P.S. This is only the first of my 2016 election analysis. There is more to come over the next several days.

2 Comments:

  • Seriously dude, you are a total moron AND a loser.

    Sailer'a strategy was exactly correct in pointing out that a Republican would need to win more White votes to win the electoral college, specifically white votes in the given states in contention.

    Although Trump did not win more White votes in total, he won over White votes in the exact areas where Sailer argued the Republicans needed them, and he lost White votes in places he didn't need them (such as Texas).

    By Blogger Unknown, at 8:59 AM  

  • You're the real idiot, loser. In 2012, Romney did better than Trump with the white vote. Romney won 59% of the white voters, who made up 72% of all voters. Romney was soundly defeated in the popular vote (47% to 51%) and electoral vote (206 to 332) to Obama.

    In 2016, Trump won 58% of the white voters, who declined to made up 70% of all voters. Though Trump lost the popular vote, he narrowly won enough votes across several battleground states to win the electoral college. Yes, trump did campaign smart and vigorously, but it was Hillary's failures (which I wrote about) that cost her the election.

    First, Hillary failed to reach out to the minority voters, which is against the Sailer strategy. If Hillary successfully abandoned the Sailer strategy and reached out to minority voters in the battleground states (not as much as Obama, but on average, like 90% black voters and 67% Latino voters), she would have won. Remember, Hillary was below average with minority voters (88% black voters and 65% Latino voters).

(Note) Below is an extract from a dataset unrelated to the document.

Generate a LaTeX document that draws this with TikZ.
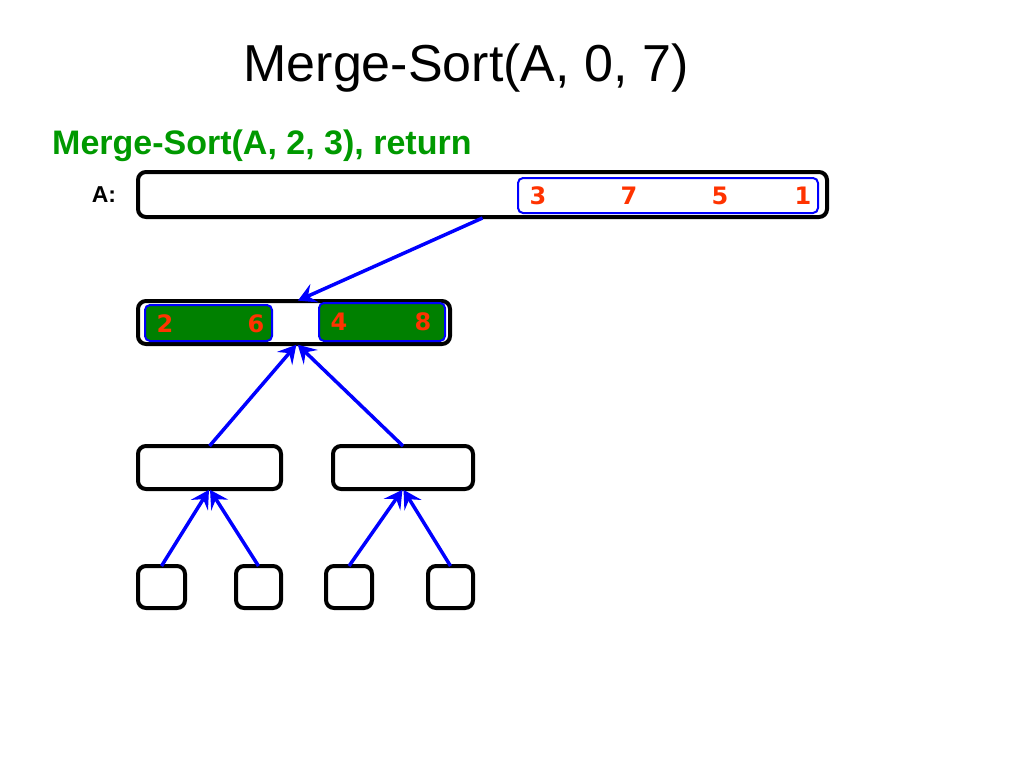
\documentclass[tikz,border=0pt]{standalone}
\usepackage{fontspec}
\setmainfont{Liberation Sans}
\newfontfamily\dvfont{DejaVu Sans}
\usetikzlibrary{arrows.meta}
\definecolor{numred}{HTML}{FF3300}
\definecolor{subgreen}{HTML}{009900}
\definecolor{boxgreen}{HTML}{008000}
\tikzset{
  outerbox/.style={draw=black, line width=4pt, rounded corners=8pt, fill=white, inner sep=0pt, outer sep=0pt},
  bluebox/.style={draw=blue, line width=2pt, rounded corners=5pt, inner sep=0pt, outer sep=0pt},
  greenbox/.style={bluebox, fill=boxgreen},
  num/.style={text=numred, font=\dvfont\bfseries\fontsize{24}{26}\selectfont, inner sep=0pt},
  conn/.style={draw=blue, line width=3.5pt, -{Stealth[length=18pt, width=20pt, inset=7pt]}, shorten >=1pt}
}
\begin{document}
\begin{tikzpicture}[x=1pt, y=-1pt]
\useasboundingbox (0,0) rectangle (1024,768);
% titles
\node[font=\fontsize{52}{56}\selectfont, inner sep=0pt] (title) at (466,68) {Merge-Sort(A, 0, 7)};
\node[font=\bfseries\fontsize{34}{38}\selectfont, text=subgreen, inner sep=0pt, anchor=west] (sub) at (52,146) {Merge-Sort(A, 2, 3), return};
\node[font=\bfseries\fontsize{23}{26}\selectfont, inner sep=0pt] (alabel) at (104,195) {A:};
% top array
\node[outerbox, minimum width=689pt, minimum height=45pt] (top) at (482.5,194.5) {};
\node[bluebox, minimum width=300pt, minimum height=35pt] (topin) at (668,195.5) {};
\node[num] (t3) at (538,196) {3};
\node[num] (t7) at (629,196) {7};
\node[num] (t5) at (720,196) {5};
\node[num] (t1) at (803,196) {1};
% second level
\node[outerbox, minimum width=312pt, minimum height=43pt] (mid) at (294,322.5) {};
\node[greenbox, minimum width=127pt, minimum height=36pt] (gl) at (208.5,323) {};
\node[greenbox, minimum width=126pt, minimum height=38pt] (gr) at (382,322) {};
\node[num] (m2) at (165,324) {2};
\node[num] (m6) at (256,324) {6};
\node[num] (m4) at (339,322) {4};
\node[num] (m8) at (423,322) {8};
% third level
\node[outerbox, minimum width=143pt, minimum height=43pt] (la) at (209.5,467.5) {};
\node[outerbox, minimum width=140pt, minimum height=43pt] (lb) at (403,467.5) {};
% fourth level
\node[outerbox, minimum width=47pt, minimum height=42pt] (qa) at (161.5,587) {};
\node[outerbox, minimum width=45pt, minimum height=42pt] (qb) at (258.5,587) {};
\node[outerbox, minimum width=46pt, minimum height=42pt] (qc) at (349,587) {};
\node[outerbox, minimum width=45pt, minimum height=42pt] (qd) at (450.5,587) {};
% connectors
\draw[conn] ([yshift=-1pt]top.south) -- ([xshift=3pt]mid.north);
\draw[conn] (la.north) -- ([xshift=3pt]mid.south);
\draw[conn] (lb.north) -- ([xshift=3pt]mid.south);
\draw[conn] (qa.north) -- (la.south);
\draw[conn] (qb.north) -- (la.south);
\draw[conn] (qc.north) -- (lb.south);
\draw[conn] (qd.north) -- (lb.south);
\end{tikzpicture}
\end{document}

    Second, Hillary was a bad campaigner, which I pointed out several times. I also pointed out that Hillary was not the right choice to be the Democratic candidate because of her health problems. She hardly made any campaign rallies, if any, compared to Trump's diligent campaign rallies (up to 3 a day). If Hillary were healthy (like 12 years younger) and campaigned and reached out well, she could have not only won more minority voters, but several tens of thousands of white voters in battleground states to easily win the election.

    It was not Trump's policy of reaching out to white voters that led him to victory. It was Hillary's failure to reach out to minority voters, and failure to campaign and outreach effectively in battleground states that caused her to lose, and hand Trump a victory.